La semaine dernière, je vous ai parlé d’expressions figées, de polysémie et d’homonymie.

 

Un mot peut avoir plusieurs sens et les regroupements de sens différents sous un même mot ne se font pas de la même manière d’une langue à l’autre. En français, le mot "cadre" désigne au moins deux objets (le cadre d’un tableau et le cadre d’un vélo), un grade, une partie d’un formulaire… Le même mot sera traduit, respectivement, en italien par cornice, telaio, dirigente, riquadro. 

 

Polysémie et homonymie ne constituent que l’un des pièges dans lequel un traducteur averti ne tombera pas. Je citerai rapidement les faux amis (autista en italien veut dire "chauffeur", costume, c’est le "maillot de bain") et les realia, ces mots qui désignent des objets et des concepts qui n’existent pas ailleurs que dans le pays où la langue est parlée et qui s’avèrent par conséquent intraduisibles (si les "crêpes" et les "pizzas" sont d’anciens realia, aujourd'hui bien connus partout, la "tartiflette" est en revanche un plat méconnu dans le reste du monde et peut donc poser problème). En général, tout ce qui relève du cadre culturel est susceptible de donner du fil à retordre au traducteur. 

 

Le contenu culturel d’un texte demande souvent une adaptation (ou localisation). Les exemples sont nombreux, et le domaine de la gastronomie en regorge. Imaginons un article où l’auteur dirait « et ce soir, c’est coquillettes au beurre ! » : cette délicatesse française n’évoque absolument pas les mêmes images culturelles en Italie ! Si en France ce plat nous parle de maison et de famille, en Italie, il fait immédiatement penser à la dernière gastro, les pâtes au beurre étant à peu près la seule chose qu’on peut manger quand on est malade.

 

Revenons maintenant à la définition du Petit Robert : « Faire que ce qui était énoncé dans une langue naturelle le soit dans une autre, en tendant à l’équivalence sémantique et expressive des deux énoncés ». On a vu rapidement quelques aspects de l’équivalence sémantique, mais qu’en est-il de l’adjectif "expressive" ? 

 

La dimension expressive d’un texte touche à son niveau de langue (soutenu, familier, etc.), à sa capacité à véhiculer des émotions, à son style, ses figures de rhétorique... Autant d’éléments qu’il est extrêmement difficile de transposer dans une autre langue.
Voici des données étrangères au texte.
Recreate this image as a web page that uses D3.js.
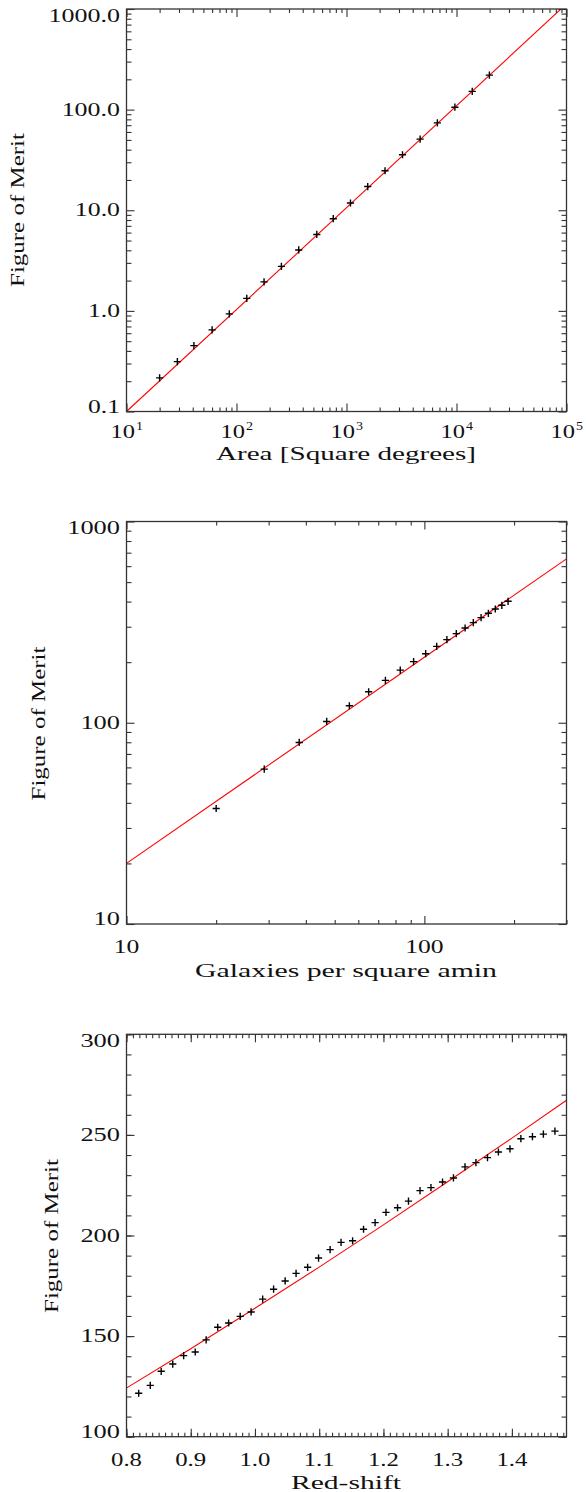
<!DOCTYPE html>
<html lang="en">

<head>
  <title>Figure of Merit</title>
  <meta charset="UTF-8">
  <style>
    body {
      margin: 0;
      background: #fff;
    }

    svg text {
      font-family: "Liberation Serif", serif;
      fill: #111;
    }
  </style>
</head>

<body>
  <div id="container"></div>
  <script src="https://cdn.jsdelivr.net/npm/d3@7/dist/d3.min.js"></script>
  <script>
    // panel 1 : survey area
    const areaDeg = [20, 29, 41, 60, 86, 124, 178, 256, 368, 537, 758, 1087, 1560, 2240, 3230, 4670, 6700, 9670, 13900, 19900];
    const areaFom = [0.216, 0.313, 0.452, 0.647, 0.933, 1.33, 1.94, 2.77, 4.03, 5.75, 8.24, 11.8, 17.2, 24.7, 35.6, 50.9, 73.8, 105.7, 152, 220];
    const areaFitX = [10, 100000];
    const areaFitY = [0.1, 1126];
    const areaXTicks = [10, 100, 1000, 10000, 100000];
    const areaXExp = ['1', '2', '3', '4', '5'];
    const areaYTicks = [0.1, 1, 10, 100, 1000];
    const areaYLabels = ['0.1', '1.0', '10.0', '100.0', '1000.0'];

    // panel 2 : galaxy density
    const galDensity = [20, 29, 38, 47, 56, 65, 74, 83, 92, 101, 110, 119, 128, 137, 146, 155, 164, 173, 182, 191];
    const galFom = [37.5, 58.8, 79.8, 101.5, 121.5, 142.6, 162.3, 182.7, 201.2, 220.4, 239.7, 258.8, 277.3, 295.6, 314.5, 333, 349.9, 367.5, 383.4, 401.3];
    const galFitX = [10, 300];
    const galFitY = [20.0, 652];
    const galXTicks = [10, 100];
    const galXLabels = ['10', '100'];
    const galYTicks = [10, 100, 1000];
    const galYLabels = ['10', '100', '1000'];

    // panel 3 : red-shift
    const redshift = [0.819, 0.837, 0.854, 0.872, 0.889, 0.907, 0.924, 0.942, 0.959, 0.977, 0.994, 1.012, 1.029, 1.047, 1.064, 1.082, 1.099, 1.117, 1.134, 1.152,
      1.169, 1.187, 1.204, 1.222, 1.239, 1.257, 1.274, 1.292, 1.309, 1.327, 1.344, 1.362, 1.379, 1.397, 1.414, 1.432, 1.449, 1.467];
    const zFom = [121.6, 125.5, 132.5, 136.1, 140.3, 142.1, 148.1, 154.4, 156.5, 159.8, 162.0, 168.4, 173.3, 177.4, 181.2, 184.2, 188.8, 193.0, 196.6, 197.4,
      203.1, 206.4, 211.5, 213.8, 217.1, 222.3, 223.8, 226.6, 228.6, 234.1, 236.2, 238.7, 241.5, 243.1, 248.1, 249.1, 250.4, 251.9];
    const zFitX = [0.8, 0.9, 1.0, 1.1, 1.2, 1.3, 1.4, 1.485];
    const zFitY = [124.2, 143.7, 163.8, 184.3, 205.3, 226.7, 248.4, 267.2];
    const zXTicks = [0.8, 0.9, 1.0, 1.1, 1.2, 1.3, 1.4];
    const zXLabels = ['0.8', '0.9', '1.0', '1.1', '1.2', '1.3', '1.4'];
    const zYTicks = [100, 150, 200, 250, 300];
    const zYLabels = ['100', '150', '200', '250', '300'];

    const left = 126.5, right = 566.5;
    const svg = d3.select('#container')
      .append('svg')
      .attr('width', 586)
      .attr('height', 1492);

    function logMinors(domain) {
      const out = [];
      for (let d = Math.floor(Math.log10(domain[0])); d <= Math.ceil(Math.log10(domain[1])); d++) {
        for (let k = 2; k <= 9; k++) {
          const v = k * Math.pow(10, d);
          if (v >= domain[0] * 0.999 && v <= domain[1] * 1.001) out.push(v);
        }
      }
      return out;
    }

    function linMinors(domain, step) {
      const out = [];
      const n = Math.round((domain[1] - domain[0]) / step);
      for (let i = 0; i <= n; i++) out.push(+(domain[0] + i * step).toFixed(4));
      return out;
    }

    // width of a label in the wide plot font
    function labelWidth(s, dw) {
      let w = 0;
      for (const c of s) w += c === '.' ? dw * 0.42 : dw;
      return w;
    }

    function drawPanel(p) {
      const x = p.x.range([left, right]);
      const y = p.y.range([p.bottom, p.top]);
      const g = svg.append('g');

      const clipId = 'clip' + p.id;
      svg.append('clipPath').attr('id', clipId)
        .append('rect')
        .attr('x', left).attr('y', p.top)
        .attr('width', right - left).attr('height', p.bottom - p.top);

      // fit line
      g.append('path')
        .datum(d3.zip(p.fitX, p.fitY))
        .attr('clip-path', 'url(#' + clipId + ')')
        .attr('d', d3.line().x(d => x(d[0])).y(d => y(d[1])).curve(d3.curveMonotoneX))
        .style('fill', 'none')
        .style('stroke', '#ff0000')
        .style('stroke-width', 1.1);

      // data points
      g.selectAll('path.pt')
        .data(d3.zip(p.px, p.py))
        .join('path')
        .attr('class', 'pt')
        .attr('transform', d => `translate(${x(d[0])},${y(d[1])})`)
        .attr('d', 'M-3.6,0H3.6M0,-3.6V3.6')
        .style('stroke', '#000')
        .style('stroke-width', 1.4);

      // ticks on all four sides, pointing inwards
      const sides = [
        [d3.axisBottom, x, p.bottom, 'x'],
        [d3.axisTop, x, p.top, 'x'],
        [d3.axisLeft, y, left, 'y'],
        [d3.axisRight, y, right, 'y']
      ];
      sides.forEach(([axisFn, sc, pos, dim]) => {
        [[dim === 'x' ? p.xMinor : p.yMinor, dim === 'x' ? 4 : 5], [dim === 'x' ? p.xTicks : p.yTicks, 8]].forEach(([vals, len]) => {
          const a = g.append('g')
            .attr('transform', dim === 'x' ? `translate(0,${pos})` : `translate(${pos},0)`)
            .call(axisFn(sc).tickValues(vals).tickSize(-len).tickSizeOuter(0).tickFormat(''));
          a.select('.domain').remove();
          a.selectAll('text').remove();
          a.selectAll('line').style('stroke', '#333').style('stroke-width', 1.1);
        });
      });

      // frame
      g.append('rect')
        .attr('x', left).attr('y', p.top)
        .attr('width', right - left).attr('height', p.bottom - p.top)
        .style('fill', 'none')
        .style('stroke', '#333')
        .style('stroke-width', 1.3);

      // y tick labels
      p.yTicks.forEach((v, i) => {
        const cy = Math.max(p.top + 6.8, Math.min(p.bottom - 4.8, y(v)));
        const s = p.yLabels[i];
        g.append('text')
          .attr('x', 120)
          .attr('y', cy + 6)
          .attr('text-anchor', 'end')
          .attr('font-size', 18)
          .attr('textLength', labelWidth(s, 13.2))
          .attr('lengthAdjust', 'spacingAndGlyphs')
          .text(s);
      });

      // x tick labels
      p.xTicks.forEach((v, i) => {
        const cx = x(v);
        if (p.xExp) {
          g.append('text')
            .attr('x', cx - 16)
            .attr('y', p.bottom + p.xLabelDy)
            .attr('font-size', 19)
            .attr('textLength', 24.5)
            .attr('lengthAdjust', 'spacingAndGlyphs')
            .text('10');
          g.append('text')
            .attr('x', cx + 9.5)
            .attr('y', p.bottom + p.xLabelDy - 7.5)
            .attr('font-size', 13)
            .attr('textLength', 7)
            .attr('lengthAdjust', 'spacingAndGlyphs')
            .text(p.xExp[i]);
        } else {
          const s = p.xLabels[i];
          g.append('text')
            .attr('x', cx)
            .attr('y', p.bottom + p.xLabelDy)
            .attr('text-anchor', 'middle')
            .attr('font-size', 19)
            .attr('textLength', labelWidth(s, 12.8))
            .attr('lengthAdjust', 'spacingAndGlyphs')
            .text(s);
        }
      });

      // axis titles
      g.append('text')
        .attr('x', 346)
        .attr('y', p.xTitleY)
        .attr('text-anchor', 'middle')
        .attr('font-size', 19)
        .attr('textLength', p.xTitleLen)
        .attr('lengthAdjust', 'spacingAndGlyphs')
        .text(p.xTitle);
      g.append('text')
        .attr('transform', `translate(${p.yTitleX},${p.yTitleCy}) rotate(-90)`)
        .attr('text-anchor', 'middle')
        .attr('font-size', 19)
        .attr('textLength', 154)
        .attr('lengthAdjust', 'spacingAndGlyphs')
        .text('Figure of Merit');
    }

    drawPanel({
      id: 1, top: 9, bottom: 411.5,
      x: d3.scaleLog().domain([10, 100000]),
      y: d3.scaleLog().domain([0.1, 1000]),
      px: areaDeg, py: areaFom, fitX: areaFitX, fitY: areaFitY,
      xTicks: areaXTicks, xExp: areaXExp, xMinor: logMinors([10, 100000]),
      yTicks: areaYTicks, yLabels: areaYLabels, yMinor: logMinors([0.1, 1000]),
      xLabelDy: 26, xTitle: 'Area [Square degrees]', xTitleY: 460, xTitleLen: 260,
      yTitleX: 24, yTitleCy: 210
    });

    drawPanel({
      id: 2, top: 521.5, bottom: 924,
      x: d3.scaleLog().domain([10, 300]),
      y: d3.scaleLog().domain([10, 1000]),
      px: galDensity, py: galFom, fitX: galFitX, fitY: galFitY,
      xTicks: galXTicks, xLabels: galXLabels, xMinor: logMinors([10, 300]),
      yTicks: galYTicks, yLabels: galYLabels, yMinor: logMinors([10, 1000]),
      xLabelDy: 29, xTitle: 'Galaxies per square amin', xTitleY: 977, xTitleLen: 302,
      yTitleX: 45, yTitleCy: 723.5
    });

    drawPanel({
      id: 3, top: 1034.3, bottom: 1436.7,
      x: d3.scaleLinear().domain([0.8, 1.485]),
      y: d3.scaleLinear().domain([100, 300]),
      px: redshift, py: zFom, fitX: zFitX, fitY: zFitY,
      xTicks: zXTicks, xLabels: zXLabels, xMinor: linMinors([0.8, 1.48], 0.01),
      yTicks: zYTicks, yLabels: zYLabels, yMinor: linMinors([100, 300], 10),
      xLabelDy: 29, xTitle: 'Red-shift', xTitleY: 1488.5, xTitleLen: 110,
      yTitleX: 58, yTitleCy: 1236
    });
  </script>
</body>

</html>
Tout d’abord, il faut connaître parfaitement la langue de départ et la culture du pays et, ensuite, il faut faire des choix équivalents dans la langue d’arrivée.

 

Un exemple classique est le vouvoiement français, très répandu, alors qu’en Italie on tutoie beaucoup plus et bien plus rapidement. Il ne suffit donc pas de repérer la présence d’un vouvoiement dans un texte français, il faudra de surcroît analyser le contexte extralinguistique (les lecteurs potentiels, leur statut social, etc.) pour choisir, en italien, entre Lei et tu. 

 

Les émotions, souvent véhiculées par des superlatifs en italien (tout est -issimo !), seront inévitablement mitigées dans la version française. Alors que d’un point de vue stylistique, une syntaxe très élaborée en italien, avec des phrases courant sur dix lignes, devra correspondre à un choix équivalent mais non identique en français, avec des phrases plus courtes mais un choix lexical plus recherché, probablement une nominalisation et un foisonnement de connecteurs logiques.

 

En somme, la tâche du traducteur n’est pas si simple… Et cela sans compter le langage technique et spécialisé de certains domaines ! On sera peut-être moins étonné de savoir que traduire une page peut prendre plusieurs heures. Et qu’un bon dictionnaire n’est pas le seul outil nécessaire. Mais de cela, je vous parlerai très prochainement.